● Data section:
::::::::

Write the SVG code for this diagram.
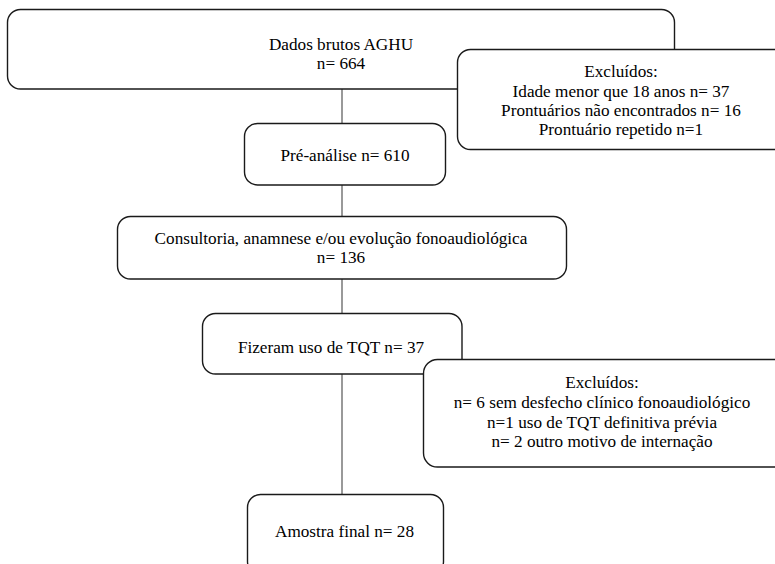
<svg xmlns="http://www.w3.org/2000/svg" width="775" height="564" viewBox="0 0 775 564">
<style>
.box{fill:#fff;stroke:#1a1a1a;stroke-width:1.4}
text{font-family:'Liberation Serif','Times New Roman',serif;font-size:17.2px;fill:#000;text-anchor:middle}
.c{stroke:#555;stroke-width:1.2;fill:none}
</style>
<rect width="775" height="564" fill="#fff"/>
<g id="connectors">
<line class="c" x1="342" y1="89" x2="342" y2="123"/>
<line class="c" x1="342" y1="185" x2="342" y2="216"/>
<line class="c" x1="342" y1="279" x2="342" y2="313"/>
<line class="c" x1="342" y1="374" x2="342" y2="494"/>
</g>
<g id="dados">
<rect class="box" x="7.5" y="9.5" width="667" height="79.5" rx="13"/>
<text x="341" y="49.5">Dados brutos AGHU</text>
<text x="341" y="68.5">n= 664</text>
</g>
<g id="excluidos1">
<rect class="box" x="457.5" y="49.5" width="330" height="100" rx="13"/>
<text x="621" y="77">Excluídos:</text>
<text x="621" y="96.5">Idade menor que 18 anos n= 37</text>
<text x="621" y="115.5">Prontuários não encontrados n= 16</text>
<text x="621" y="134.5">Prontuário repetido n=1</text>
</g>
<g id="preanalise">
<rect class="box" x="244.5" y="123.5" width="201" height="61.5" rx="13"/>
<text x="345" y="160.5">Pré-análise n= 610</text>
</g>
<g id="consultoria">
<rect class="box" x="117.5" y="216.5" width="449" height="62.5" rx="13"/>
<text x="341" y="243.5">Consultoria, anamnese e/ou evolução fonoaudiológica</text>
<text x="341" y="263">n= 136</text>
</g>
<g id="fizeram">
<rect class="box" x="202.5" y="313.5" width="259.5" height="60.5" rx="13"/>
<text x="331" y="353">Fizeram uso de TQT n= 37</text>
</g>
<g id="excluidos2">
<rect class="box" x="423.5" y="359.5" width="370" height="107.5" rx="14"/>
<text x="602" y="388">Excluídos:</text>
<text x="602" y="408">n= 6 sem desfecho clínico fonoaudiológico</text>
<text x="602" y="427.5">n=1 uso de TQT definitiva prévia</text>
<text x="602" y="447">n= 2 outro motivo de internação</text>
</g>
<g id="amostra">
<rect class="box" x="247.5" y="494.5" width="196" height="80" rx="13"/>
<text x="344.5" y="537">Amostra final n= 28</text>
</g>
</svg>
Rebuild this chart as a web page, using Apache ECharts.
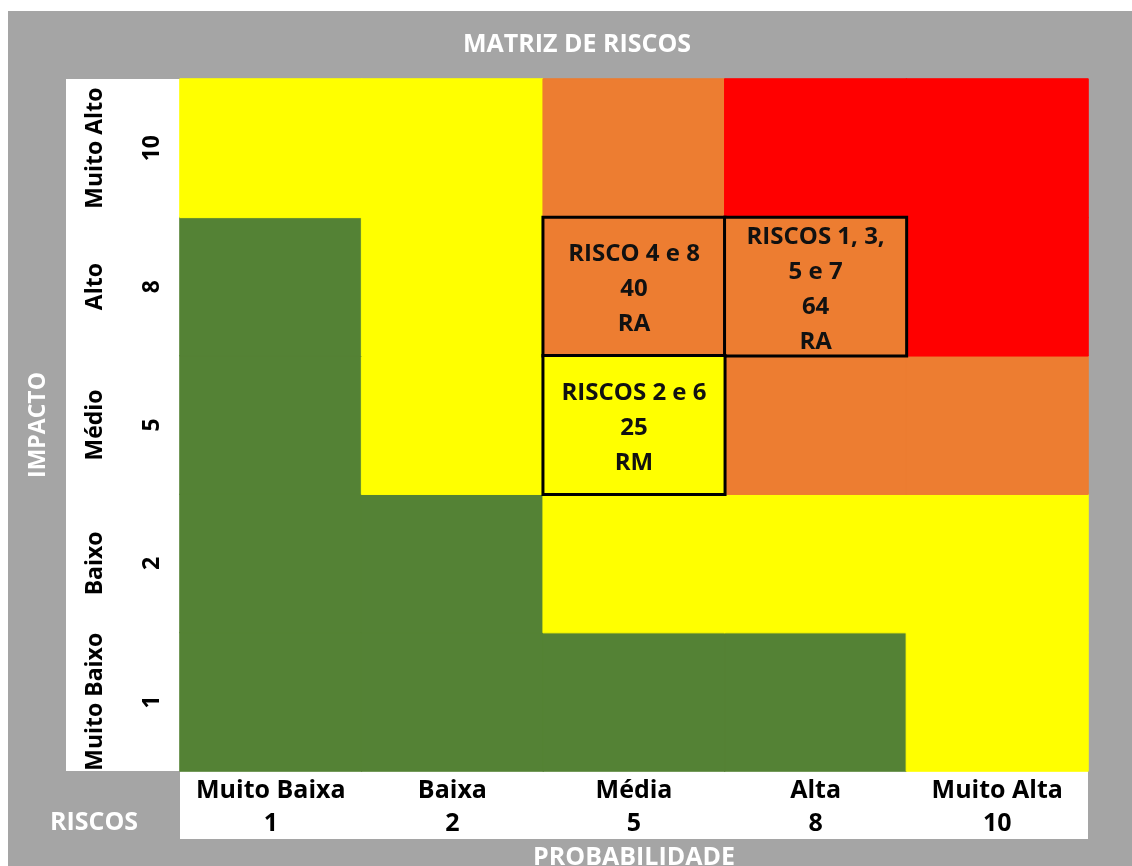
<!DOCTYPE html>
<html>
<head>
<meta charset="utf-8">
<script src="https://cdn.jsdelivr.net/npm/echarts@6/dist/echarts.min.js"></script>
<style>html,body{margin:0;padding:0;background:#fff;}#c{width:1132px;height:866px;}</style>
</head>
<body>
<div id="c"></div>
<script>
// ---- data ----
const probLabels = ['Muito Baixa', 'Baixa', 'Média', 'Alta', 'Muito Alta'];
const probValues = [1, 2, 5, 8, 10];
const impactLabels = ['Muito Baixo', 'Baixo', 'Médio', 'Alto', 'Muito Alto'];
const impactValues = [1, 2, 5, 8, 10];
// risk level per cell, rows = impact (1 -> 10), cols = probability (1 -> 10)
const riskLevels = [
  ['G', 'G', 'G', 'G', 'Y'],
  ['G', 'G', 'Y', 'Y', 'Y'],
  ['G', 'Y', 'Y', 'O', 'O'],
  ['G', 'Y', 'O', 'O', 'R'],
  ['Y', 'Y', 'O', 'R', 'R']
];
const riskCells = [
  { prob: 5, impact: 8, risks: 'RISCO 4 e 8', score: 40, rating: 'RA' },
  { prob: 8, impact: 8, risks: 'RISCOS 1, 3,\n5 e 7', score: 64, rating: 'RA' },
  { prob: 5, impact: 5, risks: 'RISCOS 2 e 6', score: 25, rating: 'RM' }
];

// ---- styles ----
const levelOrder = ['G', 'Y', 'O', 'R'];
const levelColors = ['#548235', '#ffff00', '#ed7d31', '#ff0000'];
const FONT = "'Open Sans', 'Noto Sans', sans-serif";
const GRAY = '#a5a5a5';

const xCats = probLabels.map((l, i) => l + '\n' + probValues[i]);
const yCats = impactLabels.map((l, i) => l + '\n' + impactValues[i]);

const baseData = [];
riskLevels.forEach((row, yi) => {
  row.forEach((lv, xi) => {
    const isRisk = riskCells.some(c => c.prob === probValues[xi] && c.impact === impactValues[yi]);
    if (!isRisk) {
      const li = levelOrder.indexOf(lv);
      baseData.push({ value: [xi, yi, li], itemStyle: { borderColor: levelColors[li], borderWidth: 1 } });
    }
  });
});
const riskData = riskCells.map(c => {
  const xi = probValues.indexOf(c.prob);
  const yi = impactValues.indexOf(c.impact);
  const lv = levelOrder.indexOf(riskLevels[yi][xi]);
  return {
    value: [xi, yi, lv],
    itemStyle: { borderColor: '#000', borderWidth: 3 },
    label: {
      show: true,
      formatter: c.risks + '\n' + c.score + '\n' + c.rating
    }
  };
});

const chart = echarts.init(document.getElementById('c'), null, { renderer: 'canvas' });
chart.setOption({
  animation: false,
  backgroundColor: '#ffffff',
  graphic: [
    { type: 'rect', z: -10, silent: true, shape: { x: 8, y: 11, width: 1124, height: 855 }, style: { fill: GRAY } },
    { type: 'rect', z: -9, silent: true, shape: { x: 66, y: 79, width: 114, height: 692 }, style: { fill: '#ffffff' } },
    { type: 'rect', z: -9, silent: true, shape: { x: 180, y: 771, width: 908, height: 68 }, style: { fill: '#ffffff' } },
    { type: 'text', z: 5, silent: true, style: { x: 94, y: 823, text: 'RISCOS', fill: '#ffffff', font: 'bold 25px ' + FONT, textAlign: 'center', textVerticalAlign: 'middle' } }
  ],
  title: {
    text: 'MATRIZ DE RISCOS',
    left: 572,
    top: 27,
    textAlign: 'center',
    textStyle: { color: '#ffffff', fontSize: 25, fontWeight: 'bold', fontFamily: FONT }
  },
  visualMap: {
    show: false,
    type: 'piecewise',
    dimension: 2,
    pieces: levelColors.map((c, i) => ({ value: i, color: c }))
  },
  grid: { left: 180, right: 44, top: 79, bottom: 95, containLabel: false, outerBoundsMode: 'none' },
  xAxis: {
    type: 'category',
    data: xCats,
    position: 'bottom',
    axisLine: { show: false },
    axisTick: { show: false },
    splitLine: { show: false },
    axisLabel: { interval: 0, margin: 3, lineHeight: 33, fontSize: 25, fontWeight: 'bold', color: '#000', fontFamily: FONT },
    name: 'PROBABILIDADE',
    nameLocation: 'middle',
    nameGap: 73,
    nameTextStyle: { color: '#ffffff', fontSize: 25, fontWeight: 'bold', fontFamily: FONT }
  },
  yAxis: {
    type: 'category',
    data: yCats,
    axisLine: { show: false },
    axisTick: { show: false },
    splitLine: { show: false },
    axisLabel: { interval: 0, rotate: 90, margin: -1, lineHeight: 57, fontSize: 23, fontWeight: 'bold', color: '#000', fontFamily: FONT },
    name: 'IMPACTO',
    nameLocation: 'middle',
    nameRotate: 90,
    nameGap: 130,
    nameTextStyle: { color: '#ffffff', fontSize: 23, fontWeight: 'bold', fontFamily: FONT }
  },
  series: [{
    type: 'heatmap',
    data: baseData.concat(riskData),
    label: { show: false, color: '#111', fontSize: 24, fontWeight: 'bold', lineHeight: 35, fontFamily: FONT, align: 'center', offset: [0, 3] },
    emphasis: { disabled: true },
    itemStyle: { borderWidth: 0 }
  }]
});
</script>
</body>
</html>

::::::::

● Task description:
Make a word-for-word copy of the entries, without any pictures.

● Task solution:
Write the SVG code for this diagram.
<svg xmlns="http://www.w3.org/2000/svg" width="775" height="564" viewBox="0 0 775 564">
<style>
.box{fill:#fff;stroke:#1a1a1a;stroke-width:1.4}
text{font-family:'Liberation Serif','Times New Roman',serif;font-size:17.2px;fill:#000;text-anchor:middle}
.c{stroke:#555;stroke-width:1.2;fill:none}
</style>
<rect width="775" height="564" fill="#fff"/>
<g id="connectors">
<line class="c" x1="342" y1="89" x2="342" y2="123"/>
<line class="c" x1="342" y1="185" x2="342" y2="216"/>
<line class="c" x1="342" y1="279" x2="342" y2="313"/>
<line class="c" x1="342" y1="374" x2="342" y2="494"/>
</g>
<g id="dados">
<rect class="box" x="7.5" y="9.5" width="667" height="79.5" rx="13"/>
<text x="341" y="49.5">Dados brutos AGHU</text>
<text x="341" y="68.5">n= 664</text>
</g>
<g id="excluidos1">
<rect class="box" x="457.5" y="49.5" width="330" height="100" rx="13"/>
<text x="621" y="77">Excluídos:</text>
<text x="621" y="96.5">Idade menor que 18 anos n= 37</text>
<text x="621" y="115.5">Prontuários não encontrados n= 16</text>
<text x="621" y="134.5">Prontuário repetido n=1</text>
</g>
<g id="preanalise">
<rect class="box" x="244.5" y="123.5" width="201" height="61.5" rx="13"/>
<text x="345" y="160.5">Pré-análise n= 610</text>
</g>
<g id="consultoria">
<rect class="box" x="117.5" y="216.5" width="449" height="62.5" rx="13"/>
<text x="341" y="243.5">Consultoria, anamnese e/ou evolução fonoaudiológica</text>
<text x="341" y="263">n= 136</text>
</g>
<g id="fizeram">
<rect class="box" x="202.5" y="313.5" width="259.5" height="60.5" rx="13"/>
<text x="331" y="353">Fizeram uso de TQT n= 37</text>
</g>
<g id="excluidos2">
<rect class="box" x="423.5" y="359.5" width="370" height="107.5" rx="14"/>
<text x="602" y="388">Excluídos:</text>
<text x="602" y="408">n= 6 sem desfecho clínico fonoaudiológico</text>
<text x="602" y="427.5">n=1 uso de TQT definitiva prévia</text>
<text x="602" y="447">n= 2 outro motivo de internação</text>
</g>
<g id="amostra">
<rect class="box" x="247.5" y="494.5" width="196" height="80" rx="13"/>
<text x="344.5" y="537">Amostra final n= 28</text>
</g>
</svg>
Rebuild this chart as a web page, using Apache ECharts.
<!DOCTYPE html>
<html>
<head>
<meta charset="utf-8">
<script src="https://cdn.jsdelivr.net/npm/echarts@6/dist/echarts.min.js"></script>
<style>html,body{margin:0;padding:0;background:#fff;}#c{width:1132px;height:866px;}</style>
</head>
<body>
<div id="c"></div>
<script>
// ---- data ----
const probLabels = ['Muito Baixa', 'Baixa', 'Média', 'Alta', 'Muito Alta'];
const probValues = [1, 2, 5, 8, 10];
const impactLabels = ['Muito Baixo', 'Baixo', 'Médio', 'Alto', 'Muito Alto'];
const impactValues = [1, 2, 5, 8, 10];
// risk level per cell, rows = impact (1 -> 10), cols = probability (1 -> 10)
const riskLevels = [
  ['G', 'G', 'G', 'G', 'Y'],
  ['G', 'G', 'Y', 'Y', 'Y'],
  ['G', 'Y', 'Y', 'O', 'O'],
  ['G', 'Y', 'O', 'O', 'R'],
  ['Y', 'Y', 'O', 'R', 'R']
];
const riskCells = [
  { prob: 5, impact: 8, risks: 'RISCO 4 e 8', score: 40, rating: 'RA' },
  { prob: 8, impact: 8, risks: 'RISCOS 1, 3,\n5 e 7', score: 64, rating: 'RA' },
  { prob: 5, impact: 5, risks: 'RISCOS 2 e 6', score: 25, rating: 'RM' }
];

// ---- styles ----
const levelOrder = ['G', 'Y', 'O', 'R'];
const levelColors = ['#548235', '#ffff00', '#ed7d31', '#ff0000'];
const FONT = "'Open Sans', 'Noto Sans', sans-serif";
const GRAY = '#a5a5a5';

const xCats = probLabels.map((l, i) => l + '\n' + probValues[i]);
const yCats = impactLabels.map((l, i) => l + '\n' + impactValues[i]);

const baseData = [];
riskLevels.forEach((row, yi) => {
  row.forEach((lv, xi) => {
    const isRisk = riskCells.some(c => c.prob === probValues[xi] && c.impact === impactValues[yi]);
    if (!isRisk) {
      const li = levelOrder.indexOf(lv);
      baseData.push({ value: [xi, yi, li], itemStyle: { borderColor: levelColors[li], borderWidth: 1 } });
    }
  });
});
const riskData = riskCells.map(c => {
  const xi = probValues.indexOf(c.prob);
  const yi = impactValues.indexOf(c.impact);
  const lv = levelOrder.indexOf(riskLevels[yi][xi]);
  return {
    value: [xi, yi, lv],
    itemStyle: { borderColor: '#000', borderWidth: 3 },
    label: {
      show: true,
      formatter: c.risks + '\n' + c.score + '\n' + c.rating
    }
  };
});

const chart = echarts.init(document.getElementById('c'), null, { renderer: 'canvas' });
chart.setOption({
  animation: false,
  backgroundColor: '#ffffff',
  graphic: [
    { type: 'rect', z: -10, silent: true, shape: { x: 8, y: 11, width: 1124, height: 855 }, style: { fill: GRAY } },
    { type: 'rect', z: -9, silent: true, shape: { x: 66, y: 79, width: 114, height: 692 }, style: { fill: '#ffffff' } },
    { type: 'rect', z: -9, silent: true, shape: { x: 180, y: 771, width: 908, height: 68 }, style: { fill: '#ffffff' } },
    { type: 'text', z: 5, silent: true, style: { x: 94, y: 823, text: 'RISCOS', fill: '#ffffff', font: 'bold 25px ' + FONT, textAlign: 'center', textVerticalAlign: 'middle' } }
  ],
  title: {
    text: 'MATRIZ DE RISCOS',
    left: 572,
    top: 27,
    textAlign: 'center',
    textStyle: { color: '#ffffff', fontSize: 25, fontWeight: 'bold', fontFamily: FONT }
  },
  visualMap: {
    show: false,
    type: 'piecewise',
    dimension: 2,
    pieces: levelColors.map((c, i) => ({ value: i, color: c }))
  },
  grid: { left: 180, right: 44, top: 79, bottom: 95, containLabel: false, outerBoundsMode: 'none' },
  xAxis: {
    type: 'category',
    data: xCats,
    position: 'bottom',
    axisLine: { show: false },
    axisTick: { show: false },
    splitLine: { show: false },
    axisLabel: { interval: 0, margin: 3, lineHeight: 33, fontSize: 25, fontWeight: 'bold', color: '#000', fontFamily: FONT },
    name: 'PROBABILIDADE',
    nameLocation: 'middle',
    nameGap: 73,
    nameTextStyle: { color: '#ffffff', fontSize: 25, fontWeight: 'bold', fontFamily: FONT }
  },
  yAxis: {
    type: 'category',
    data: yCats,
    axisLine: { show: false },
    axisTick: { show: false },
    splitLine: { show: false },
    axisLabel: { interval: 0, rotate: 90, margin: -1, lineHeight: 57, fontSize: 23, fontWeight: 'bold', color: '#000', fontFamily: FONT },
    name: 'IMPACTO',
    nameLocation: 'middle',
    nameRotate: 90,
    nameGap: 130,
    nameTextStyle: { color: '#ffffff', fontSize: 23, fontWeight: 'bold', fontFamily: FONT }
  },
  series: [{
    type: 'heatmap',
    data: baseData.concat(riskData),
    label: { show: false, color: '#111', fontSize: 24, fontWeight: 'bold', lineHeight: 35, fontFamily: FONT, align: 'center', offset: [0, 3] },
    emphasis: { disabled: true },
    itemStyle: { borderWidth: 0 }
  }]
});
</script>
</body>
</html>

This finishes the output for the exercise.